More important than this belaboured chronicle about teachers over the years is, perhaps, the professionalisation of teaching in Nigeria. Over 120 years after the establishment, in 1896, of the St Andrews College, Oyo as the first Teachers Training College (TTC) in Nigeria and 100 years after Katsina Teachers’ College was founded as the first TTC in northern Nigeria in 1921; it’s beleaguering that the job of teaching yet remains a career that can be patronised by every Tom, Dick and Harry. For example, persons without the minimum teaching qualification are still being employed to teach in public and private schools at nearly all levels.

While having the knowledge of a subject-matter is one thing, knowing how to convey the knowledge to others is another; probably considered even more critical. Being the highest authority in a knowledge area as a professor in the university, for instance, is no guarantee for achieving the best out of a teaching-learning process. Teaching qualification is indeed critical to the success of every teacher in his or her job, no matter the level at which teaching is taking place. If teaching were a profession in Nigeria, no lecturer in the country’s higher institutions would have been engaged without a teaching qualification.

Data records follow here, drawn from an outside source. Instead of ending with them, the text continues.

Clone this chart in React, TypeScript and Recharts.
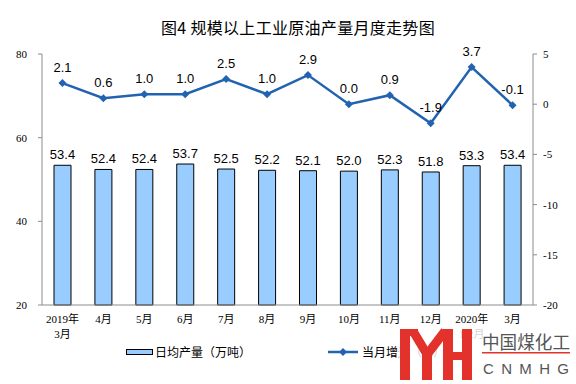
import React from "react"
import {
  ComposedChart,
  Bar,
  Line,
  XAxis,
  YAxis,
  LabelList,
} from "recharts"

const months = [
  "2019年\n3月", "4月", "5月", "6月", "7月", "8月",
  "9月", "10月", "11月", "12月", "2020年\n1-2月", "3月",
]
const dailyOutput = [53.4, 52.4, 52.4, 53.7, 52.5, 52.2, 52.1, 52.0, 52.3, 51.8, 53.3, 53.4]
const monthGrowth = [2.1, 0.6, 1.0, 1.0, 2.5, 1.0, 2.9, 0.0, 0.9, -1.9, 3.7, -0.1]
const leftTicks = [20, 40, 60, 80]
const rightTicks = [-20, -15, -10, -5, 0, 5]
const sepTicks = [0, 1, 2, 3, 4, 5, 6, 7, 8, 9, 10, 11, 12]

const data = months.map((m, i) => ({
  month: m,
  output: dailyOutput[i],
  growth: monthGrowth[i],
}))

const AXIS = "#8c8c8c"
const BAR = "#99CCFF"
const LINE = "#2163B0"
const RED = "#E2322B"
const serif = "'Liberation Serif', 'Times New Roman', 'Noto Sans CJK SC', serif"
const sans = "'Liberation Sans', Arial, 'Noto Sans CJK SC', sans-serif"
const cjk = "'Noto Sans CJK SC', sans-serif"

const MonthTick = ({ x, y, payload }: any) => {
  const lines = String(payload.value).split("\n")
  return (
    <g>
      {lines.map((t, i) => (
        <text
          key={i}
          x={x}
          y={y + 10 + i * 15}
          textAnchor="middle"
          fontSize={11}
          fontFamily={serif}
          fill="#000"
        >
          {t}
        </text>
      ))}
    </g>
  )
}

const Diamond = ({ cx, cy }: any) => {
  if (cx == null || cy == null) return <g />
  return (
    <path
      d={`M${cx},${cy - 4}L${cx + 4},${cy}L${cx},${cy + 4}L${cx - 4},${cy}Z`}
      fill={LINE}
    />
  )
}

const fmt = (v: any) => Number(v).toFixed(1)

export default function App() {
  return (
    <div style={{ position: "absolute", left: 0, top: 0, width: 576, height: 384, background: "#fff" }}>
      <div
        style={{
          position: "absolute",
          top: 17,
          left: 0,
          width: 596,
          textAlign: "center",
          fontFamily: cjk,
          fontSize: 16,
          fontWeight: 400,
          letterSpacing: 0.3,
          color: "#000",
          lineHeight: "20px",
        }}
      >
        图4 规模以上工业原油产量月度走势图
      </div>
      <ComposedChart
        width={576}
        height={384}
        data={data}
        margin={{ top: 54, right: 0, bottom: 39, left: 0 }}
      >
        <XAxis
          xAxisId="sep"
          type="number"
          domain={[0, 12]}
          ticks={sepTicks}
          allowDataOverflow
          height={0}
          axisLine={false}
          tickLine={{ stroke: AXIS }}
          tickSize={-3}
          tick={() => <g />}
        />
        <XAxis
          dataKey="month"
          interval={0}
          height={40}
          tickLine={false}
          axisLine={{ stroke: AXIS }}
          tick={<MonthTick />}
        />
        <YAxis
          yAxisId="left"
          domain={[20, 80]}
          ticks={leftTicks}
          width={42}
          axisLine={{ stroke: AXIS }}
          tickLine={{ stroke: AXIS }}
          tickSize={4}
          tickMargin={11}
          tick={{ fontSize: 11, fontFamily: serif, fill: "#000" }}
        />
        <YAxis
          yAxisId="right"
          orientation="right"
          domain={[-20, 5]}
          ticks={rightTicks}
          width={43}
          axisLine={{ stroke: AXIS }}
          tickLine={{ stroke: AXIS }}
          tickSize={4}
          tickMargin={6}
          tick={{ fontSize: 11, fontFamily: serif, fill: "#000", textAnchor: "start" }}
        />
        <Bar
          yAxisId="left"
          dataKey="output"
          barSize={17}
          fill={BAR}
          stroke="#000"
          strokeWidth={1}
          isAnimationActive={false}
        >
          <LabelList
            dataKey="output"
            position="top"
            offset={6}
            formatter={fmt}
            style={{ fontSize: 13, fontFamily: sans, fill: "#000" }}
          />
        </Bar>
        <Line
          yAxisId="right"
          dataKey="growth"
          stroke={LINE}
          strokeWidth={2.5}
          dot={<Diamond />}
          activeDot={false}
          isAnimationActive={false}
        >
          <LabelList
            dataKey="growth"
            position="top"
            offset={11}
            formatter={fmt}
            style={{ fontSize: 13, fontFamily: sans, fill: "#000" }}
          />
        </Line>
      </ComposedChart>

      {/* legend */}
      <div style={{ position: "absolute", top: 342, left: 0, width: 576, height: 20, fontFamily: cjk, fontSize: 12, color: "#000" }}>
        <div style={{ position: "absolute", left: 126, top: 7, width: 25, height: 4, background: BAR, border: "1px solid #000" }} />
        <div style={{ position: "absolute", left: 155, top: 1, lineHeight: "18px", whiteSpace: "nowrap" }}>日均产量（万吨）</div>
        <svg style={{ position: "absolute", left: 328, top: 4 }} width={32} height={12}>
          <line x1={0} y1={6} x2={30} y2={6} stroke={LINE} strokeWidth={2.5} />
          <path d="M15,2L19,6L15,10L11,6Z" fill={LINE} />
        </svg>
        <div style={{ position: "absolute", left: 362, top: 1, lineHeight: "18px", whiteSpace: "nowrap" }}>当月增速（%）</div>
      </div>

      {/* watermark */}
      <svg style={{ position: "absolute", left: 0, top: 0 }} width={576} height={384}>
        <rect x={399} y={327} width={177} height={57} fill="#fff" opacity={0.82} />
        <g fill={RED}>
          <rect x={400} y={329} width={10} height={51} />
          <rect x={400} y={329} width={18} height={7} />
          <rect x={422} y={352} width={10} height={28} />
          <rect x={443} y={329} width={10} height={51} />
          <rect x={453} y={352} width={9} height={8} />
          <rect x={462} y={329} width={10} height={51} />
        </g>
        <g stroke={RED} strokeWidth={9} strokeLinecap="butt">
          <line x1={413} y1={331} x2={428} y2={356} />
          <line x1={445} y1={331} x2={426} y2={356} />
        </g>
        <text x={482} y={349} fontFamily={cjk} fontSize={18} fill="#555" textLength={88} lengthAdjust="spacingAndGlyphs">中国煤化工</text>
        <rect x={482} y={352} width={88} height={1.5} fill={RED} />
        <text x={483} y={374} fontFamily={sans} fontSize={15} fill="#555" textLength={86} lengthAdjust="spacing">CNMHG</text>
      </svg>
    </div>
  )
}
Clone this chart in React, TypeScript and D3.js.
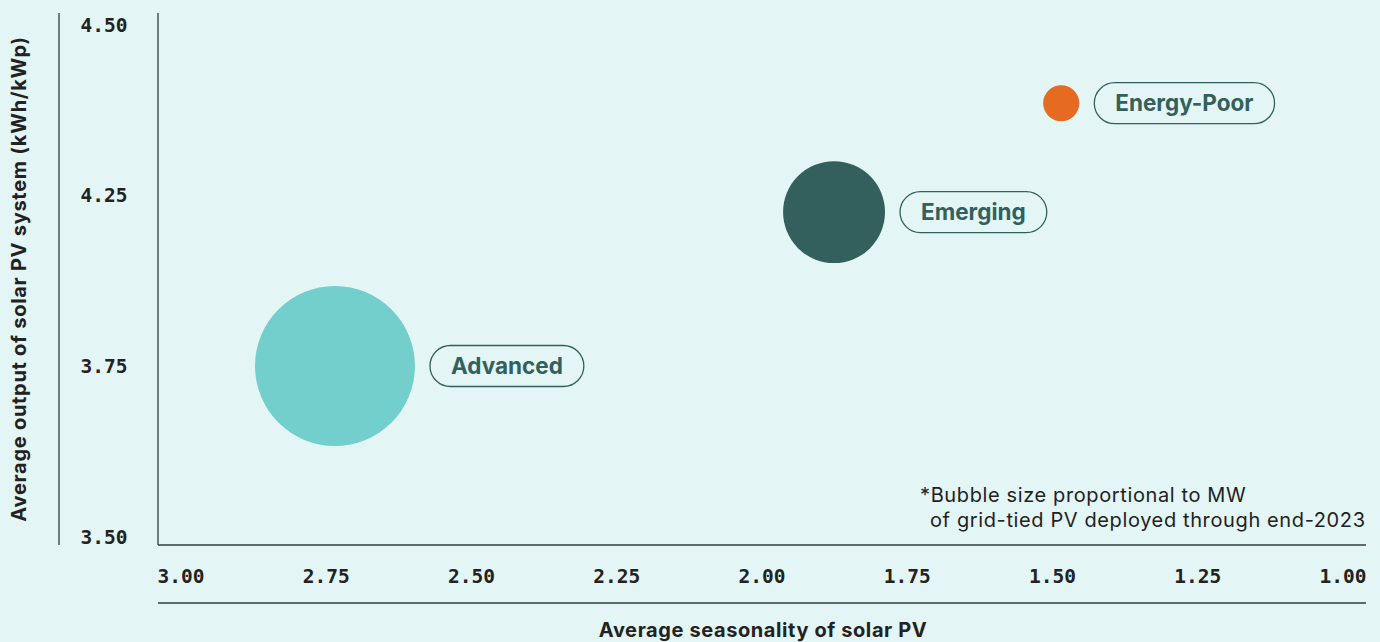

Because medicine and law are professions, no one practices them without being licensed by the MDCN or graduating from the Nigerian Law School. Sadly, the Teachers Registration Council of Nigeria (TRCN) has failed to enforce this regulation across all levels of the system. More regrettable is TRCN’s inaction, which reduced the concept of professionalisation of teaching to mere issuance of its licence to teachers.

The answers to how, when and to whom a set of curriculum contents are delivered thematically fall under teaching, not the teacher, which is one important reason that obliges its professionalisation. When teaching becomes a profession, the same salary shall be earned by teachers with the same qualifications and experience regardless of which level of the system they teach; a practice that is currently obtained in the medical profession.

As soon as professionalisation is achieved, it is believed that many of the challenges currently bedevilling the teaching career would naturally fizzle out. Government, not associations, has the duty to enforce policies and operational guidelines that seek to make teaching a profession in the country. Anything short of this only leaves Nigerian teachers without a profession.